Wie zijn „de superieure autoriteiten”, en hoe blijven wij aan hen onderworpen?
Welke verantwoordelijkheid legt het gezagsbeginsel elk gezinslid op?
Hoe kunnen wij in de christelijke gemeente van onderworpenheid blijk geven?
[Kader op blz. 134]
ONDERWORPEN, NIET OMVERWERPEND
Door hun openbare predikingsactiviteit vestigen Jehovah’s Getuigen de aandacht op Gods koninkrijk als ’s mensen enige hoop op ware vrede en zekerheid. Maar deze ijverige verkondigers van Gods koninkrijk vormen voor de regeringen waaronder zij leven, beslist geen omverwerpend element. Integendeel, de Getuigen behoren tot de meest respectvolle en ordelievende burgers. „Indien alle religieuze groeperingen waren zoals Jehovah’s getuigen,” zei een hoge functionaris in een Afrikaans land, „zouden wij geen moorden, diefstallen, misdrijven, gevangenen en atoombommen hebben. Deuren zouden niet dag in dag uit gesloten behoeven te zijn.”

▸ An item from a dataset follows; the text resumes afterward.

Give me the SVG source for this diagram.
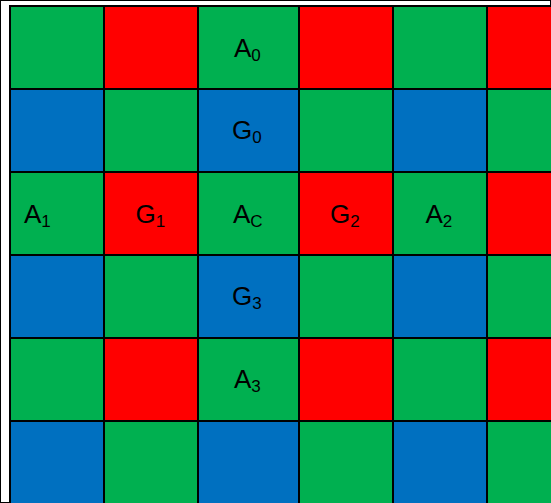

In erkenning hiervan hebben functionarissen in veel landen toegelaten dat het predikingswerk van de Getuigen ongehinderd voortgang vindt. In andere landen zijn verbodsbepalingen of beperkingen opgeheven toen de autoriteiten beseften dat Jehovah’s Getuigen een invloed ten goede zijn. Het is zoals de apostel Paulus over het gehoorzamen van de superieure autoriteiten schreef: „Blijf het goede doen, en gij zult lof van haar hebben.” — Romeinen 13:1, 3.